** ENTRIES SUPPLIED **
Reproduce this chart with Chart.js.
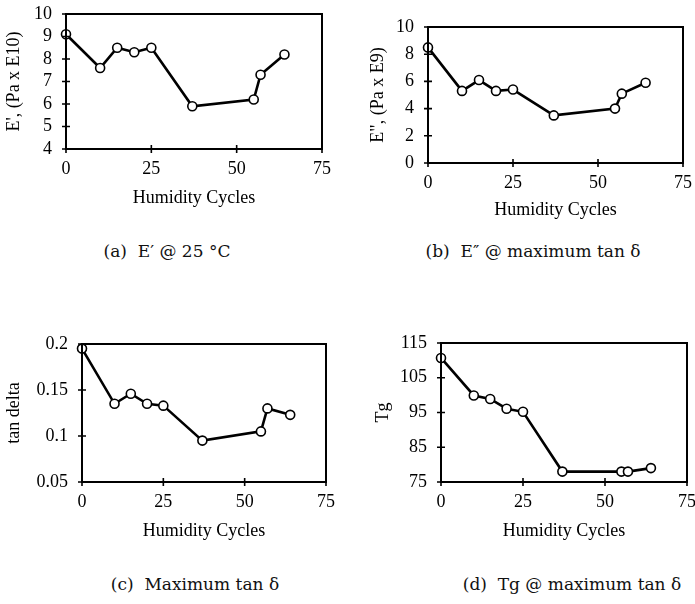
==
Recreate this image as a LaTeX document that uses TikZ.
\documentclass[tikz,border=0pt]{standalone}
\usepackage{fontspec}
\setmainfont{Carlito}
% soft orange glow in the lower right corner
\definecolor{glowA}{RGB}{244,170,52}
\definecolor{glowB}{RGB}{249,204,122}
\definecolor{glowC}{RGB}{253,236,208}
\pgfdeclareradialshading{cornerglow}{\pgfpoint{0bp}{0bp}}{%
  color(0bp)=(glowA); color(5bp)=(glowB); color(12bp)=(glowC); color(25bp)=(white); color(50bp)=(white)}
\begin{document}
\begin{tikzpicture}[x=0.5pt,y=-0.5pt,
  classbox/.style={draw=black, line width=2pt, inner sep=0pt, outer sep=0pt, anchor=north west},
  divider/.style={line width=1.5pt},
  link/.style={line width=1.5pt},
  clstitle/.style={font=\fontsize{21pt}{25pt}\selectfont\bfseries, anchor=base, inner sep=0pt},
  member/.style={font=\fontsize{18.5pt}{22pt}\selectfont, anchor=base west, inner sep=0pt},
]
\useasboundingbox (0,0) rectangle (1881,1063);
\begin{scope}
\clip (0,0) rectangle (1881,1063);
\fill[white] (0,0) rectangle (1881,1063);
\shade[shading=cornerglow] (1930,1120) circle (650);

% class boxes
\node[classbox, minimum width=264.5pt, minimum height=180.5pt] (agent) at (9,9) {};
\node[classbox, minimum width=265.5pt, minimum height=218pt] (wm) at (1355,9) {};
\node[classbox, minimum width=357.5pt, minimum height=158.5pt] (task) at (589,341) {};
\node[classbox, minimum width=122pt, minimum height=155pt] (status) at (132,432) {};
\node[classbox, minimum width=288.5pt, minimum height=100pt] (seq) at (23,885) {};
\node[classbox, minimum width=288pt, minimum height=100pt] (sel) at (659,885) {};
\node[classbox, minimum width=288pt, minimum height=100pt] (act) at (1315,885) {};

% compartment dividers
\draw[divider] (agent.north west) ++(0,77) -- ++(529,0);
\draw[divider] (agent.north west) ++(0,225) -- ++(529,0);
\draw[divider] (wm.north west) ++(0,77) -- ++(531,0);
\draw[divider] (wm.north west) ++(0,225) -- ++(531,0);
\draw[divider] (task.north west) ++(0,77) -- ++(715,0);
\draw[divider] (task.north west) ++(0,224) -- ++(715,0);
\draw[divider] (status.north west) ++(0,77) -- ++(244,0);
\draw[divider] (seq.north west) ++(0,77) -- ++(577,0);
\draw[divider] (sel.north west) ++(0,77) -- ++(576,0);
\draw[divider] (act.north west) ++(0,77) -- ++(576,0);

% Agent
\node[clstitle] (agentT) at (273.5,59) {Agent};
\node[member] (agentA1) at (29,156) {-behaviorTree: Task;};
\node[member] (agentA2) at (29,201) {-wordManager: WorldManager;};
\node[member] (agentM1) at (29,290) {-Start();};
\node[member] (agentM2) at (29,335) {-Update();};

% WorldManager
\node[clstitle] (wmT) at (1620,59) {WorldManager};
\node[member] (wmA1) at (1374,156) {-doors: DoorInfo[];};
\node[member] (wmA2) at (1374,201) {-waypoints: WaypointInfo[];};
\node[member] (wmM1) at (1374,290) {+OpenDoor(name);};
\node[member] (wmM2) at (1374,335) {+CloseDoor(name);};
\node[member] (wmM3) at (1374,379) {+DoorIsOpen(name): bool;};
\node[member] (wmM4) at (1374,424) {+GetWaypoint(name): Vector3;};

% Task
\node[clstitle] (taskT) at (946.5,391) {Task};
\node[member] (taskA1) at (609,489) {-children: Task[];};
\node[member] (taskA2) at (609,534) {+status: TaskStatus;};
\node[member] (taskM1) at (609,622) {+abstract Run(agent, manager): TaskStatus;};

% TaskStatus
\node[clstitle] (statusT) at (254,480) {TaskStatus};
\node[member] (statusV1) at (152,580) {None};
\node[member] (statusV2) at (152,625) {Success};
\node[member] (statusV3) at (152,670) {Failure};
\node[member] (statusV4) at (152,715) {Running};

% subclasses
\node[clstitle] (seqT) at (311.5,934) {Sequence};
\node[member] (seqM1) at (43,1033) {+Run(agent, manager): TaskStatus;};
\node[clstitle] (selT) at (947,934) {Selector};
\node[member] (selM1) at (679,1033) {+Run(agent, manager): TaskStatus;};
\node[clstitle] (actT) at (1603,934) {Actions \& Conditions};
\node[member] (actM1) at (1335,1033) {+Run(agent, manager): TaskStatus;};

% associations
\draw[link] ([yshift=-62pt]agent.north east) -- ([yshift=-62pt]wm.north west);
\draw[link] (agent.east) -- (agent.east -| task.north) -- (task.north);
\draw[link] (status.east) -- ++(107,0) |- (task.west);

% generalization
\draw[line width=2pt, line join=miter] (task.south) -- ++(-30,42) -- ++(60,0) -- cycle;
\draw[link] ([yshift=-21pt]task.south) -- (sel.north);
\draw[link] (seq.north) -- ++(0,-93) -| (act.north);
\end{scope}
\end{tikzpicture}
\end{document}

** WORK TO DO **
Take the line that contains "Recreate this image", the line that contains "minimum height=100pt] (act)", and all lines between, and give them again exactly; include no other line.

** OUTPUT BELOW **
Recreate this image as a LaTeX document that uses TikZ.
\documentclass[tikz,border=0pt]{standalone}
\usepackage{fontspec}
\setmainfont{Carlito}
% soft orange glow in the lower right corner
\definecolor{glowA}{RGB}{244,170,52}
\definecolor{glowB}{RGB}{249,204,122}
\definecolor{glowC}{RGB}{253,236,208}
\pgfdeclareradialshading{cornerglow}{\pgfpoint{0bp}{0bp}}{%
  color(0bp)=(glowA); color(5bp)=(glowB); color(12bp)=(glowC); color(25bp)=(white); color(50bp)=(white)}
\begin{document}
\begin{tikzpicture}[x=0.5pt,y=-0.5pt,
  classbox/.style={draw=black, line width=2pt, inner sep=0pt, outer sep=0pt, anchor=north west},
  divider/.style={line width=1.5pt},
  link/.style={line width=1.5pt},
  clstitle/.style={font=\fontsize{21pt}{25pt}\selectfont\bfseries, anchor=base, inner sep=0pt},
  member/.style={font=\fontsize{18.5pt}{22pt}\selectfont, anchor=base west, inner sep=0pt},
]
\useasboundingbox (0,0) rectangle (1881,1063);
\begin{scope}
\clip (0,0) rectangle (1881,1063);
\fill[white] (0,0) rectangle (1881,1063);
\shade[shading=cornerglow] (1930,1120) circle (650);

% class boxes
\node[classbox, minimum width=264.5pt, minimum height=180.5pt] (agent) at (9,9) {};
\node[classbox, minimum width=265.5pt, minimum height=218pt] (wm) at (1355,9) {};
\node[classbox, minimum width=357.5pt, minimum height=158.5pt] (task) at (589,341) {};
\node[classbox, minimum width=122pt, minimum height=155pt] (status) at (132,432) {};
\node[classbox, minimum width=288.5pt, minimum height=100pt] (seq) at (23,885) {};
\node[classbox, minimum width=288pt, minimum height=100pt] (sel) at (659,885) {};
\node[classbox, minimum width=288pt, minimum height=100pt] (act) at (1315,885) {};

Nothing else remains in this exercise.